In Ghana, the maltreatment against children is well documented. While parents have the ultimate responsibility for the upbringing of children under their care, it is recognised that for child protection to become a reality, both formal and informal institution needs to come on board including children themselves who need to be abreast with knowledge on how to protect their own rights. Homeland Ghana engaged the Siniensi Junior High School in the training of a child right club on child protection intended to promote the well-being of children in the school.

The exercise started by discussing with the students their knowledge on the definition of a child. This elicited beautiful responses from the students setting the stage for the training. Using the definition of a child from the 1992 constitution and the Children’s Act, participants were made to understand that a child is a person below the age of eighteen years.

The training took the club members through the definition of child rights and it was explained that the human rights of children are what is referred to as child rights.
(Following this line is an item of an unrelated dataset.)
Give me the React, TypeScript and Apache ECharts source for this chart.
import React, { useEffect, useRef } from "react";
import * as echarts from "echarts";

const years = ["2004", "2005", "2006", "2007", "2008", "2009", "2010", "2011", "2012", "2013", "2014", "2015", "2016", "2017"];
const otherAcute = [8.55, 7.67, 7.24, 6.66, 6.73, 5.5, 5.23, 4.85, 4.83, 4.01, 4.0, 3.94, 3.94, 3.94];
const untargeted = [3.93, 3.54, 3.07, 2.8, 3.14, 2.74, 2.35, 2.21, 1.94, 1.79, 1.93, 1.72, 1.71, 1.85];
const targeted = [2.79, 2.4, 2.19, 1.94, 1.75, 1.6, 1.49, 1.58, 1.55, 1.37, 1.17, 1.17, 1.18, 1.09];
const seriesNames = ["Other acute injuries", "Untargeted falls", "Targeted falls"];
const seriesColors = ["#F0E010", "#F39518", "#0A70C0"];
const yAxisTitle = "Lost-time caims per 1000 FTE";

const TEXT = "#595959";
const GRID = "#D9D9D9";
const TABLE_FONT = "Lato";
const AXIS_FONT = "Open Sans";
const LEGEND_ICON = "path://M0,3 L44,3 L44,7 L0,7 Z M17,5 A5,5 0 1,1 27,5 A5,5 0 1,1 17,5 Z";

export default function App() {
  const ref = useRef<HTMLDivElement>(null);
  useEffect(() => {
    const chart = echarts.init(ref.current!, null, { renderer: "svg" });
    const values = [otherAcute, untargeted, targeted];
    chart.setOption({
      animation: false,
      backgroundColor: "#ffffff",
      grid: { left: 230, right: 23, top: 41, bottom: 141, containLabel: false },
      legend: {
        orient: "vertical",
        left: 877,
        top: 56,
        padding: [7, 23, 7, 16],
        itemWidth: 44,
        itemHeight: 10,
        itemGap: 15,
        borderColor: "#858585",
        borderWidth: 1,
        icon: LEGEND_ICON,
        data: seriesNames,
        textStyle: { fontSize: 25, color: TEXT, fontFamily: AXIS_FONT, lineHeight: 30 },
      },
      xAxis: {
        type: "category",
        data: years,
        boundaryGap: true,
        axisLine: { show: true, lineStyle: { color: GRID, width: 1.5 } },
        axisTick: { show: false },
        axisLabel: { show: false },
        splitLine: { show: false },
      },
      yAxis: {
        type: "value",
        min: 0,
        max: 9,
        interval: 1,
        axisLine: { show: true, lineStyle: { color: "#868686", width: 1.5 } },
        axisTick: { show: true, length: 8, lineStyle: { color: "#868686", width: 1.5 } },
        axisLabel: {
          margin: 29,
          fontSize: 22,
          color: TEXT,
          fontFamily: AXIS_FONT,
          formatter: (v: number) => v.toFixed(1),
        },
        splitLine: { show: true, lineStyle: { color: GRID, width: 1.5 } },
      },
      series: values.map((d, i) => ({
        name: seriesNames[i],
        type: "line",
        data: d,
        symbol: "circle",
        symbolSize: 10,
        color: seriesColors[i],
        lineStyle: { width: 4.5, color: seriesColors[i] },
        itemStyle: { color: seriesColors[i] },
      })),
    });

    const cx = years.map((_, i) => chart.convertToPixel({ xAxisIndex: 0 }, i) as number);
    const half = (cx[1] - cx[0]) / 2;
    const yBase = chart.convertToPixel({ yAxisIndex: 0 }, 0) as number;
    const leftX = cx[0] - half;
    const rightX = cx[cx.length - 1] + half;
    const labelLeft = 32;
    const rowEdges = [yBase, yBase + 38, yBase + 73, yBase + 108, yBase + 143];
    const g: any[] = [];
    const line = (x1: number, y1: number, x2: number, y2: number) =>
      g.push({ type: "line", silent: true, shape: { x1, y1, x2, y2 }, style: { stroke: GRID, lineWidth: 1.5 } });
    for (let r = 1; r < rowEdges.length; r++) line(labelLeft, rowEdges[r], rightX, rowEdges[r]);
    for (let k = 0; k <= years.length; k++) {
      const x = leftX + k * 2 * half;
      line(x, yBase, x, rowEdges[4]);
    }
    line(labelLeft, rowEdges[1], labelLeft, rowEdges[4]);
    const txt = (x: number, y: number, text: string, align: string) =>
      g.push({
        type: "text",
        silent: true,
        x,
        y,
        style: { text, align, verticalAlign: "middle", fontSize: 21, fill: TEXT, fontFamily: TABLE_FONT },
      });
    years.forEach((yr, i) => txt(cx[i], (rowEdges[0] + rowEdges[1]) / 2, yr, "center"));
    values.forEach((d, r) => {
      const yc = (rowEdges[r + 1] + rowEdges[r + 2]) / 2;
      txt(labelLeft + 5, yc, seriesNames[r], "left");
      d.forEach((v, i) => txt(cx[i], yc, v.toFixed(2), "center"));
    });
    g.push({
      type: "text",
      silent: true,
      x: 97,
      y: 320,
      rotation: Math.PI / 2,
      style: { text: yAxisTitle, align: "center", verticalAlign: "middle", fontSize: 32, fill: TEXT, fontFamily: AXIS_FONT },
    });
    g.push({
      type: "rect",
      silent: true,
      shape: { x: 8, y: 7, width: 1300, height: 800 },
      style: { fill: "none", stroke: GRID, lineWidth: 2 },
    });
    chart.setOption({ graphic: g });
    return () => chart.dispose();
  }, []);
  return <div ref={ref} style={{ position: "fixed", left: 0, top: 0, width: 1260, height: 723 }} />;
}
And as children, (a vulnerable human category) they need special protection to enjoy a meaningful life in the societies they live. The right to survival, the right to participation, the right to development and the right to protection were cited as the categories of rights. To make it clearer, the “children’s rights and responsibilities” card was used to illustrate to the club some of the basic rights of children as well as the responsibilities that goes with those rights.

To create better an understanding of child abuse, it was highlighted that the contravention on the right(s) of a child which causes or has the potential to cause physical or mental harm to the child is an abuse. To buttress on this, the forms of child abuse (physical abuse, emotional abuse, sexual abuse, neglect and cultural practices defined as abuse) were discussed extensively citing examples of indicators of abuses under the various categories. child exploitation was also discussed, explaining what it meant and the various ways children can be exploited. These activities were achieved using flash cards from the child and family welfare facilitation toolkit. participants were engaged in another practical activity known as the ‘shark island’. This module creates the opportunity for children to identify the dangerous people around them who can easily abuse their rights. It also enables children to ensure their personal security by identifying safe and unsafe places within their communities.

The training was concluded by directing the pupil the appropriate quarter to report cases of abuse without shielding perpetrators. It also encouraged the club members to share the knowledge they have acquired from the training with their peers.